Denis Villeneuve continues his thrilling track record of one-word film masterpieces with a thinking person's alien ‘invasion’ scifi.
While it’s predictable to leap to superficial sci-fi comparisons, it’s fair to say Arrival is sure to attract the kind of audiences who enjoyed the cerebral smarts and soul-searching of Contact, Close Encounters and The Abyss, not to mention Christopher Nolan’s more recent Interstellar. Can Villeneuve match their ambition? Absolutely. Arrival emerges as one of the best science fiction films of the decade.
Yet for all its dazzling existential concepts and eerie alien aesthetic, this is a Denis Villeneuve film first and foremost and science fiction is the latest subject to undergo the director’s introspective and emotional deconstruction. The way the macrostory interweaves with the main character’s deeply personal life history will appeal to fans of the shattering Incendies, while almost hallucinatory moments of dreamlike memory will recall the eerie surealism of Enemy. It may not be a stretch to think of Villeneuve as the new Kubrick; each film he tackles is thematically different from the last, yet he manages to master whatever genre he approaches with effortless style that not even his cinematic peer Christopher Nolan has managed. Where Interstellar stumbled ever-so-slightly in it's attempts to meld emotion with physics, Arrival communicates its message confidently and effectively. And at it’s heart, Arrival is essentially all about communication; demonstrating that in the end, the way we communicate with each other as human beings is at least as important as how we would communicate with aliens.
Amy Adams, currently enjoying a golden age in her career, gives one of her best performances yet as linguist Louise; a person who’s life is tainted with tragedy yet has a gentile yet commanding presence; and who’s candid perspective cuts a swathe through the more militaristic or mathematical minds around her. She is the perfect person for the job, and Adams plays her with restrain and composure. Jeremy Renner’s amiable Ian Donnelly is a good foil for her; gently coaxing her out of herself with mild humour, while Forest Whitaker once again assumes the role of soft-centred authoritarian; their military overseer who cautiously aids and abets their methods while keeping less patient parties at bay.
As for the aliens themselves, the creative team have come up with one of the most believable depictions of extrasolar beings yet. To describe them would spoil some of the mystery; suffice to say they are sufficiently, and eerily, non-humanoid; enough to present unique communications challenges yet grounded enough to seem like they could exist biologically in this universe. Dwelling in huge monolithic discs with gravity defying technology, and communicating in arcane circular symbols, these beings entreat their human visitors inside their vessels for some intergalactic ‘abc’ providing the film’s most captivating moments. It’s hard to readily think of any better extraterrestrial examples in Hollywood fiction.

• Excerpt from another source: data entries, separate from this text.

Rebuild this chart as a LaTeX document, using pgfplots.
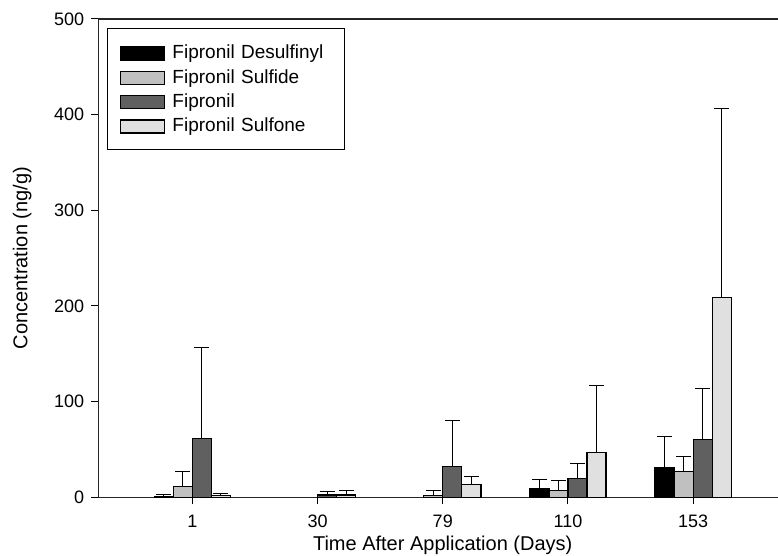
\documentclass[border=0pt]{standalone}
\usepackage{fontspec}
\setmainfont{Liberation Sans}
\usepackage{pgfplots}
\pgfplotsset{compat=1.18}
\definecolor{sulfide}{HTML}{C0C0C0}
\definecolor{fipronil}{HTML}{606060}
\definecolor{sulfone}{HTML}{E0E0E0}
\begin{document}
\begin{tikzpicture}
\begin{axis}[
  name=ax,
  scale only axis,
  width=344.4pt, height=239.15pt,
  xmin=-0.7505, xmax=4.7495,
  ymin=0, ymax=500,
  ytick={0,100,...,500},
  xtick={0,1,2,3,4},
  xticklabels={1,30,79,110,153},
  xtick pos=bottom, ytick pos=left,
  tick align=outside,
  major tick length=3.5pt,
  tick style={black, line width=0.5pt},
  axis line style={black!85, line width=0.6pt},
  /pgf/number format/assume math mode=true,
  tick label style={font=\fontsize{9}{10}\selectfont},
  xticklabel style={yshift=-2pt},
  xlabel={Time After Application (Days)},
  ylabel={Concentration (ng/g)},
  label style={font=\fontsize{11.2}{13}\selectfont},
  every axis x label/.style={at={(axis description cs:0.5,0)}, anchor=center, yshift=-23.85pt},
  every axis y label/.style={at={(axis description cs:-0.1103,0.5)}, anchor=center, rotate=90},
  ybar=0pt, bar width=0.152,
  every axis plot post/.append style={draw=black, line width=0.7pt,
    /pgfplots/legend image code/.code={%
      \path[fill=none, draw=none] (0pt,-5.6pt) rectangle (32.65pt,6.6pt);
      \draw[##1, line width=0.65pt] (6.65pt,-3.25pt) rectangle (28.65pt,3.25pt);}},
  legend style={at={(0,1)}, anchor=north west, xshift=4.2pt, yshift=-4.35pt,
    draw=black, line width=0.5pt, font=\fontsize{9.5}{11}\selectfont,
    inner xsep=0pt, inner ysep=6pt, row sep=0pt,
    nodes={inner sep=0pt, text width=86pt, align=left},
    cells={anchor=west}},
  error bars/y dir=plus,
  error bars/y explicit,
  error bars/error bar style={black, line width=0.5pt},
  error bars/error mark options={rotate=90, mark size=3.75pt, black, line width=0.5pt},
]
% Fipronil Desulfinyl
\addplot[fill=black] coordinates {(0,0.5) +- (0,2.5) (3,8.7) +- (0,10.1) (4,30.9) +- (0,32.4)};
% Fipronil Sulfide
\addplot[fill=sulfide] coordinates {(0,11.1) +- (0,15.7) (2,2.0) +- (0,4.8) (3,6.9) +- (0,10.8) (4,26.7) +- (0,15.7)};
% Fipronil
\addplot[fill=fipronil] coordinates {(0,61.7) +- (0,94.7) (1,2.5) +- (0,3.2) (2,32.0) +- (0,48.0) (3,19.8) +- (0,16.0) (4,60.1) +- (0,53.3)};
% Fipronil Sulfone
\addplot[fill=sulfone] coordinates {(0,1.7) +- (0,2.5) (1,2.5) +- (0,4.6) (2,13.6) +- (0,7.9) (3,47.0) +- (0,69.5) (4,208.8) +- (0,197.9)};
\legend{Fipronil Desulfinyl, Fipronil Sulfide, Fipronil, Fipronil Sulfone}
\end{axis}
\pgfresetboundingbox
\path[use as bounding box] ([xshift=-49.15pt,yshift=-29.35pt]ax.south west) rectangle ([xshift=339.85pt,yshift=9.5pt]ax.north west);
\end{tikzpicture}
\end{document}
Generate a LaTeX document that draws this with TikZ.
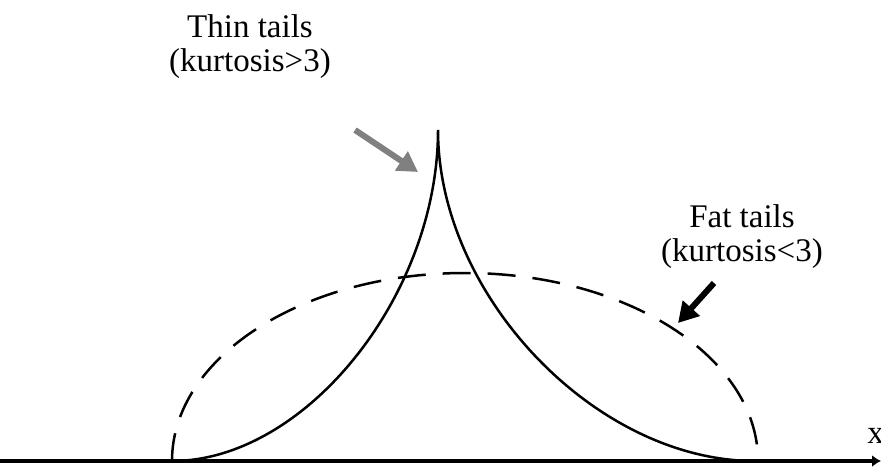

The ending might be divisive, and some might accuse it of falling into a similar trap as Contact or Interstellar in its emotional delivery and sentiment. Yet Villeneuve never allows it to tip fully over into saccharine or cliché and the twist in the story is dazzlingly simple and brilliant whether you see it coming or not (even though it makes some '5th dimensional' intellectual demands on audience suspension of disbelief).
The cinematography, it goes without saying, is breathtaking. Yet for Arrival Villeneuve has chosen to employ Bradford Young rather than his Prisoners/ Sicario collaborator Roger Deakins. Not that you’d readily notice Deakins' absence; Young dazzles with some spectacular and beautiful exterior wide shots especially those showcasing the monstrous alien ‘shells’. The visual effects too are understated yet stunningly realized; eschewing flamboyant showmanship in favour of something that feels both ethereal yet strangely tangible. Completing the set up is Johann Johannsson’s outlandish score that reprises some of Sicario’s grim percussion combined with a more gentle, otherworldly sound. It’s subtle and superb.
In summary, Villeneuve does it again with a destined-for-classic-status emotional odyssey that showcases the best of what science fiction has to offer: using breathtaking theoretical and imaginative concepts as a window through which to muse on the human condition. Arrival indicates that not only is the upcoming Blade Runner sequel in safe hands, it stands an actual chance of eclipsing it's predecessor.